Fairfax Petland Closes After Alleged Animal Neglect

Photo courtesy of Wikipedia

HSUS undercover investigation reveals dead rabbits left in the freezer


On Wednesday, April 3, Petland ended its franchise agreement in Fairfax due to an ongoing investigation by the City of Fairfax Police Department of alleged animal abuse. The store, which was frequented by many Mason students, has now shut its doors and removed the signs from the storefront.

The Fairfax County Animal Shelter confirmed that it took in 17 rabbits from Petland following its closure.

The shelter’s communications manager, Amanda Novotny, said in an interview with Local DVM, “We did get custody of the 17 rabbits from the Petland store closure, but they have all been sent to foster homes to get some tender love and care for the next two to three weeks.”

It’s unclear at this time whose care the puppies from Fairfax Petland are under.

According to NBC Washington, “Police seized documents and bodies of dead animals from the store Monday after an undercover investigation by the Humane Society of the United States [HSUS] revealed the bodies of 14 dead rabbits in the store’s freezer.”

The police search of the premises followed a tip from the HSUS alleging mistreatment of the rabbits at the store.

The HSUS had an undercover investigator working at the store for two months as part of a larger investigation into the handling of pets at Petland stores across the country. The investigation involved the use of a hidden camera, which revealed proof of the dead rabbits being left in plastic bags in the freezer.

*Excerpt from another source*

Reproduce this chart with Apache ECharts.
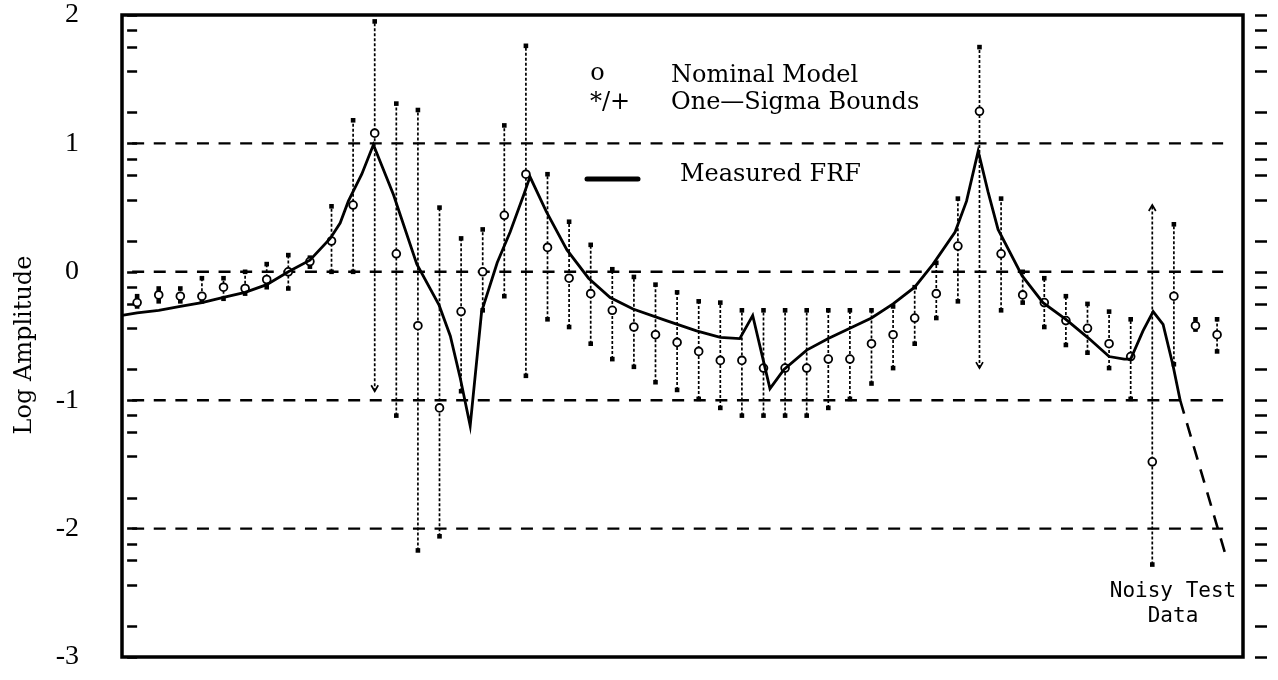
<!DOCTYPE html>
<html>
<head>
<meta charset="utf-8">
<title>Log Amplitude — Nominal Model vs Measured FRF</title>
<script src="https://cdn.jsdelivr.net/npm/echarts@6/dist/echarts.min.js"></script>
<style>
  html, body { margin: 0; padding: 0; background: #fff; }
  #chart { width: 1278px; height: 680px; }
</style>
</head>
<body>
<div id="chart"></div>
<script>
// ---- data ---------------------------------------------------------------
// Nominal model log-amplitude at each frequency bin (0..50)
const nominal = [
  -0.24, -0.18, -0.19, -0.19, -0.12, -0.13, -0.06, 0.00, 0.08, 0.24,
   0.52,  1.08,  0.14, -0.42, -1.06, -0.31,  0.00, 0.44, 0.76, 0.19,
  -0.05, -0.17, -0.30, -0.43, -0.49, -0.55, -0.62, -0.69, -0.69, -0.75,
  -0.75, -0.75, -0.68, -0.68, -0.56, -0.49, -0.36, -0.17, 0.20, 1.25,
   0.14, -0.18, -0.24, -0.38, -0.44, -0.56, -0.66, -1.48, -0.19, -0.42,
  -0.49
];
// One-sigma upper bounds
const upper = [
  -0.19, -0.13, -0.13, -0.05, -0.05, 0.00, 0.06, 0.13, 0.11, 0.51,
   1.18,  1.95,  1.31,  1.26,  0.50, 0.26, 0.33, 1.14, 1.76, 0.76,
   0.39,  0.21,  0.02, -0.04, -0.10, -0.16, -0.23, -0.24, -0.30, -0.30,
  -0.30, -0.30, -0.30, -0.30, -0.30, -0.27, -0.12, 0.07, 0.57, 1.75,
   0.57,  0.00, -0.05, -0.19, -0.25, -0.31, -0.37, 0.52, 0.37, -0.37,
  -0.37
];
// One-sigma lower bounds
const lower = [
  -0.27, -0.23, -0.23, -0.23, -0.21, -0.17, -0.12, -0.13, 0.04, 0.00,
   0.00, -0.93, -1.12, -2.17, -2.06, -0.93, -0.30, -0.19, -0.81, -0.37,
  -0.43, -0.56, -0.68, -0.74, -0.86, -0.92, -0.99, -1.06, -1.12, -1.12,
  -1.12, -1.12, -1.06, -0.99, -0.87, -0.75, -0.56, -0.36, -0.23, -0.75,
  -0.30, -0.24, -0.43, -0.57, -0.63, -0.75, -0.99, -2.28, -0.72, -0.45,
  -0.62
];
// Bins whose bound runs off and ends in an arrowhead
const arrowLowBins = [11, 39];
const arrowHighBins = [47];

// Measured FRF trace: [bin, log amplitude]
const frfCurve = [
  [-0.7, -0.34], [0, -0.32], [1, -0.30], [2, -0.27], [3, -0.24], [4, -0.20],
  [5, -0.16], [6, -0.10], [7, 0.00], [8, 0.09], [8.94, 0.26], [9.4, 0.38],
  [9.78, 0.55], [10.4, 0.76], [10.94, 0.99], [11.87, 0.60], [12.95, 0.06],
  [13.98, -0.26], [14.5, -0.50], [14.95, -0.82], [15.42, -1.20], [15.95, -0.31],
  [16.67, 0.07], [17.27, 0.31], [17.9, 0.60], [18.19, 0.74], [18.94, 0.47],
  [19.9, 0.17], [20.9, -0.05], [21.9, -0.20], [22.96, -0.29], [24.5, -0.38],
  [25.9, -0.46], [27.0, -0.51], [27.9, -0.52], [28.5, -0.34], [29.3, -0.91],
  [29.95, -0.76], [31.0, -0.61], [32.0, -0.52], [33.0, -0.44], [34.0, -0.36],
  [35.0, -0.25], [36.0, -0.12], [36.85, 0.06], [37.87, 0.31], [38.4, 0.55],
  [38.94, 0.94], [39.4, 0.62], [39.86, 0.33], [40.97, -0.03], [41.94, -0.24],
  [43.0, -0.37], [44.07, -0.52], [45.0, -0.66], [45.7, -0.68], [46.0, -0.68],
  [46.57, -0.46], [47.04, -0.31], [47.5, -0.41], [47.96, -0.73], [48.29, -1.00]
];
// Noisy test data continuation of the trace
const frfNoisyTail = [[48.29, -1.00], [50.42, -2.22]];

// Axis annotation
const majorTicks = [-3, -2, -1, 0, 1, 2];
const minorTickFractions = [0.24, 0.56, 0.75, 0.88];
const gridLevels = [1, 0, -1, -2];

// ---- derived ------------------------------------------------------------
const bins = nominal.map((_, i) => i);
const barData = bins.map(i => [i, lower[i], nominal[i], upper[i]]);

const tickValues = [];
majorTicks.forEach((m, k) => {
  tickValues.push(m);
  if (k < majorTicks.length - 1) minorTickFractions.forEach(f => tickValues.push(m + f));
});

// ---- layout ---------------------------------------------------------------
const X_MIN = -0.7, X_MAX = 51.2;
const GRID_X0 = -0.23, GRID_X1 = 50.28;
const INK = '#000';

function renderErrorBar(params, api) {
  const i = api.value(0);
  const pLo = api.coord([i, api.value(1)]);
  const pNom = api.coord([i, api.value(2)]);
  const pHi = api.coord([i, api.value(3)]);
  const children = [{
    type: 'line',
    shape: { x1: pLo[0], y1: pLo[1], x2: pHi[0], y2: pHi[1] },
    style: { stroke: INK, lineWidth: 1.7, lineDash: [3, 2] }
  }];
  const endMark = (p, arrowDir) => {
    if (arrowDir) {
      const d = arrowDir === 'down' ? -6 : 6;
      children.push({
        type: 'polyline',
        shape: { points: [[p[0] - 3.5, p[1] + d], [p[0], p[1]], [p[0] + 3.5, p[1] + d]] },
        style: { stroke: INK, lineWidth: 1.7, fill: null }
      });
    } else {
      children.push({
        type: 'rect',
        shape: { x: p[0] - 2.3, y: p[1] - 2.3, width: 4.6, height: 4.6 },
        style: { fill: INK }
      });
    }
  };
  endMark(pHi, arrowHighBins.includes(i) ? 'up' : null);
  endMark(pLo, arrowLowBins.includes(i) ? 'down' : null);
  children.push({
    type: 'circle',
    shape: { cx: pNom[0], cy: pNom[1], r: 3.9 },
    style: { fill: '#fff', stroke: INK, lineWidth: 1.8 }
  });
  return { type: 'group', children };
}

const gridSeries = gridLevels.map(v => ({
  type: 'line',
  data: [[GRID_X0, v], [GRID_X1, v]],
  symbol: 'none',
  silent: true,
  z: 1,
  lineStyle: { color: INK, width: 2.4, type: [12, 9.6] }
}));

const option = {
  animation: false,
  backgroundColor: '#fff',
  grid: {
    left: 122, right: 35, top: 15, bottom: 23,
    show: true, borderColor: INK, borderWidth: 3.5, backgroundColor: 'transparent'
  },
  xAxis: {
    type: 'value', min: X_MIN, max: X_MAX,
    axisLine: { show: false }, axisTick: { show: false },
    axisLabel: { show: false }, splitLine: { show: false }
  },
  yAxis: [
    {
      type: 'value', min: -3, max: 2, position: 'left', offset: 20,
      axisLine: { show: false },
      axisTick: { show: true, length: 10, customValues: tickValues,
                  lineStyle: { color: INK, width: 2.5 } },
      axisLabel: { customValues: majorTicks, margin: 23, color: INK,
                   fontFamily: 'Liberation Serif', fontSize: 28 },
      splitLine: { show: false }
    },
    {
      type: 'value', min: -3, max: 2, position: 'right', offset: 12,
      axisLine: { show: false },
      axisTick: { show: true, length: 12, customValues: tickValues,
                  lineStyle: { color: INK, width: 2.5 } },
      axisLabel: { show: false },
      splitLine: { show: false }
    }
  ],
  series: [
    ...gridSeries,
    {
      type: 'custom',
      name: 'Nominal Model',
      data: barData,
      encode: { x: 0, y: [1, 2, 3] },
      renderItem: renderErrorBar,
      z: 3
    },
    {
      type: 'line',
      name: 'Measured FRF',
      data: frfCurve,
      symbol: 'none',
      z: 4,
      lineStyle: { color: INK, width: 2.8, join: 'miter' }
    },
    {
      type: 'line',
      name: 'Noisy Test Data',
      data: frfNoisyTail,
      symbol: 'none',
      z: 4,
      lineStyle: { color: INK, width: 2.6, type: [14, 10] }
    }
  ],
  graphic: [
    { type: 'text', x: 24.5, y: 345, rotation: Math.PI / 2,
      style: { text: 'Log Amplitude', font: '24px "DejaVu Serif"', fill: INK,
               textAlign: 'center', textVerticalAlign: 'middle' } },
    { type: 'text', x: 597.5, y: 74,
      style: { text: 'o', font: '24px "DejaVu Serif"', fill: INK,
               textAlign: 'center', textVerticalAlign: 'middle' } },
    { type: 'text', x: 671, y: 76,
      style: { text: 'Nominal Model', font: '24px "DejaVu Serif"', fill: INK,
               textAlign: 'left', textVerticalAlign: 'middle' } },
    { type: 'text', x: 610, y: 103,
      style: { text: '*/+', font: '24px "DejaVu Serif"', fill: INK,
               textAlign: 'center', textVerticalAlign: 'middle' } },
    { type: 'text', x: 671, y: 103,
      style: { text: 'One\u2014Sigma Bounds', font: '24px "DejaVu Serif"', fill: INK,
               textAlign: 'left', textVerticalAlign: 'middle' } },
    { type: 'line', shape: { x1: 587, y1: 179, x2: 638, y2: 179 },
      style: { stroke: INK, lineWidth: 5, lineCap: 'round' } },
    { type: 'text', x: 680, y: 174.5,
      style: { text: 'Measured FRF', font: '24px "DejaVu Serif"', fill: INK,
               textAlign: 'left', textVerticalAlign: 'middle' } },
    { type: 'text', x: 1173, y: 592,
      style: { text: 'Noisy Test', font: '21px "DejaVu Sans Mono"', fill: INK,
               textAlign: 'center', textVerticalAlign: 'middle' } },
    { type: 'text', x: 1173, y: 617,
      style: { text: 'Data', font: '21px "DejaVu Sans Mono"', fill: INK,
               textAlign: 'center', textVerticalAlign: 'middle' } }
  ]
};

const chart = echarts.init(document.getElementById('chart'), null, { renderer: 'canvas' });
chart.setOption(option);
</script>
</body>
</html>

The investigator, whose identity is unknown to the public, noted their findings in a blog post on the HSUS website titled “Dying Without a Sound.” It describes how “one rabbit who had been put aside in a basket under a shelf, [was left] to spend his last hours without veterinary care or relief from pain. If they were dogs, they might cry out.”

The investigator also found that, when rabbits got sick, they weren’t given veterinary care but were instead left to die. The post also contains interviews with employees who were aware of this practice.

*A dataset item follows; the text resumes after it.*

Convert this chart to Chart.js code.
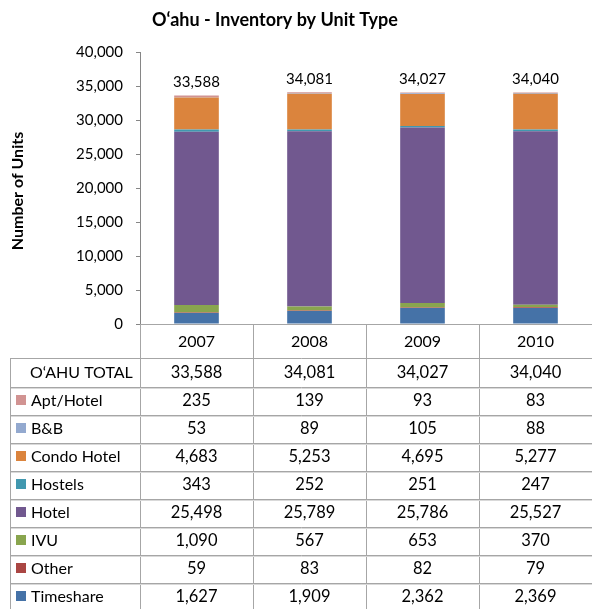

One employee was quoted in the blog as saying, “There’s like, nothing we can do, because they don’t get treated by a vet. When they’re sick, they’re sick. We just let them die.”

Animals found at Petland largely come from puppy mills or, in the case of the rabbits, large-scale commercial breeding locations.

The undercover investigation by HSUS also allegedly tracked down the rabbit supplier for the Fairfax Petland to a farm in rural Maryland.

In regard to the conditions of the farm, the blog post noted after a trip in March, “Rabbits crowded into rows of outdoor hutches open to the elements or into filthy wire-floored cages in a barn. Some rabbits appeared to be sick or injured. The investigator found a dead rabbit placed on top of a hutch.”

The Fairfax Petland is still under investigation by the Fairfax police, though the store has been closed.